### What you should do
Copy exactly, and only, the lines below from the first through the one containing "import numpy as np", both included; pictures are omitted.

----------------

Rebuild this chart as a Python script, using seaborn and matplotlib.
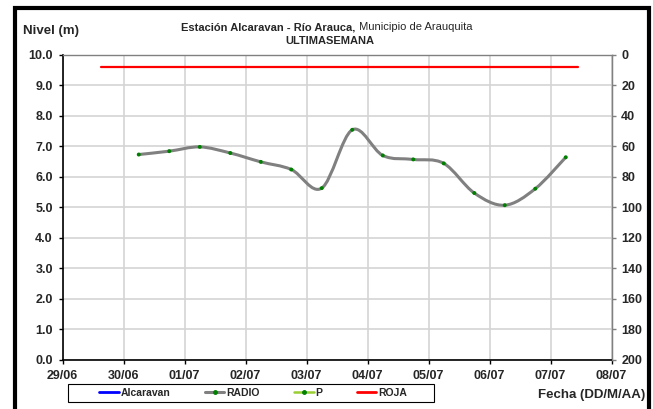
import matplotlib
matplotlib.use("Agg")
import matplotlib.pyplot as plt
import matplotlib.dates as mdates
from matplotlib.path import Path
from matplotlib.patches import PathPatch, Rectangle
from matplotlib.lines import Line2D
from matplotlib.ticker import FormatStrFormatter, MultipleLocator
import seaborn as sns
import pandas as pd
import numpy as np

# datos
fechas = pd.date_range("2025-06-30 06:00", periods=15, freq="12h")
radio = [6.73, 6.84, 6.98, 6.78, 6.49, 6.24, 5.63, 7.54, 6.70, 6.57, 6.44, 5.47, 5.07, 5.61, 6.64]
roja_fechas = pd.to_datetime(["2025-06-29 15:00", "2025-07-07 11:00"])
roja = [9.6, 9.6]
dias = pd.date_range("2025-06-29", "2025-07-08", freq="D")

sns.set_style("white")
plt.rcParams["font.family"] = ["Liberation Sans", "DejaVu Sans"]

W, H = 653, 409
fig = plt.figure(figsize=(W / 100, H / 100), dpi=100, facecolor="w")
ax = fig.add_axes([62.5 / W, 1 - 360 / H, (611.5 - 62.5) / W, (360 - 54.7) / H])

# linea ROJA
sns.lineplot(x=roja_fechas, y=roja, ax=ax, color="red", lw=1.6, zorder=3)

# linea RADIO suavizada (bezier tipo Excel)
xs = mdates.date2num(fechas)
ys = np.array(radio)
pts = np.column_stack([xs, ys])
n = len(pts)
verts = [pts[0]]
codes = [Path.MOVETO]
for i in range(n - 1):
    p_prev = pts[i - 1] if i > 0 else pts[i]
    p_next2 = pts[i + 2] if i + 2 < n else pts[i + 1]
    c1 = pts[i] + (pts[i + 1] - p_prev) / 6
    c2 = pts[i + 1] - (p_next2 - pts[i]) / 6
    verts += [c1, c2, pts[i + 1]]
    codes += [Path.CURVE4] * 3
ax.add_patch(PathPatch(Path(verts, codes), fill=False, ec="#808080", lw=2.2,
                       zorder=3, capstyle="round"))

# puntos P
sns.scatterplot(x=fechas, y=radio, ax=ax, color="green", s=8, edgecolor="none",
                zorder=4, legend=False)

ax.set_xlim(dias[0], dias[-1])
ax.set_xticks(dias)
ax.xaxis.set_major_formatter(mdates.DateFormatter("%d/%m"))
ax.set_ylim(0, 10)
ax.yaxis.set_major_locator(MultipleLocator(1))
ax.yaxis.set_major_formatter(FormatStrFormatter("%.1f"))
ax.set_xlabel("")
ax.set_ylabel("")
ax.grid(True, color="#d4d4d4", lw=1.2)
ax.set_axisbelow(True)
ax.tick_params(axis="both", direction="out", length=3, width=1, labelsize=9, color="black")
ax.tick_params(axis="x", pad=4)
ax.tick_params(axis="y", pad=4, left=True)
ax.tick_params(axis="x", bottom=True)
for lab in ax.get_xticklabels() + ax.get_yticklabels():
    lab.set_fontweight("bold")
for s in ["left", "bottom"]:
    ax.spines[s].set_color("black")
    ax.spines[s].set_linewidth(1.2)
for s in ["top", "right"]:
    ax.spines[s].set_color("#808080")
    ax.spines[s].set_linewidth(1.0)

# eje derecho
ax2 = ax.twinx()
ax2.set_ylim(200, 0)
ax2.set_yticks(range(0, 201, 20))
ax2.tick_params(axis="y", direction="out", length=3, width=1, labelsize=9, pad=4,
                right=True, color="#808080")
for lab in ax2.get_yticklabels():
    lab.set_fontweight("bold")
ax2.spines["right"].set_color("#808080")
for s in ["left", "bottom", "top"]:
    ax2.spines[s].set_visible(False)
ax2.grid(False)

# titulos
fig.text(355 / W, 1 - 27 / H, "Estación Alcaravan - Río Arauca,", ha="right", va="center",
         fontsize=8, fontweight="bold")
fig.text(356 / W, 1 - 27 / H, " Municipio de Arauquita", ha="left", va="center", fontsize=8)
fig.text(330 / W, 1 - 41 / H, "ULTIMASEMANA", ha="center", va="center", fontsize=8,
         fontweight="bold")
fig.text(23 / W, 1 - 31 / H, "Nivel (m)", ha="left", va="center", fontsize=9.5,
         fontweight="bold")
fig.text(645 / W, 1 - 395 / H, "Fecha (DD/M/AA)", ha="right", va="center", fontsize=9.5,
         fontweight="bold")

# leyenda
handles = [
    Line2D([], [], color="blue", lw=2, label="Alcaravan"),
    Line2D([], [], color="#808080", lw=2.2, marker="o", ms=2.5, mfc="green", mec="green",
           label="RADIO"),
    Line2D([], [], color="#9acd32", lw=1.8, marker="o", ms=2.5, mfc="green", mec="green",
           label="P"),
    Line2D([], [], color="red", lw=2, label="ROJA"),
]
fig.legend(handles=handles, ncol=4, loc="center", bbox_to_anchor=(253 / W, 1 - 393 / H),
           frameon=False, prop={"size": 7.5, "weight": "bold"}, handlelength=1.9,
           handletextpad=0.15, columnspacing=3.3)
fig.add_artist(Rectangle((68 / W, 1 - 402 / H), 366 / W, 18 / H, transform=fig.transFigure,
                         fill=False, ec="black", lw=0.8))

# marco negro
fig.add_artist(Rectangle((14.5 / W, -0.1), (648.5 - 14.5) / W, 1 - 8.5 / H + 0.1,
                         transform=fig.transFigure, fill=False, ec="black", lw=3,
                         clip_on=False))

fig.savefig("out.png", dpi=100)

----------------

### Expected output
Rebuild this chart as a Python script, using seaborn and matplotlib.
import matplotlib
matplotlib.use("Agg")
import matplotlib.pyplot as plt
import matplotlib.dates as mdates
from matplotlib.path import Path
from matplotlib.patches import PathPatch, Rectangle
from matplotlib.lines import Line2D
from matplotlib.ticker import FormatStrFormatter, MultipleLocator
import seaborn as sns
import pandas as pd
import numpy as np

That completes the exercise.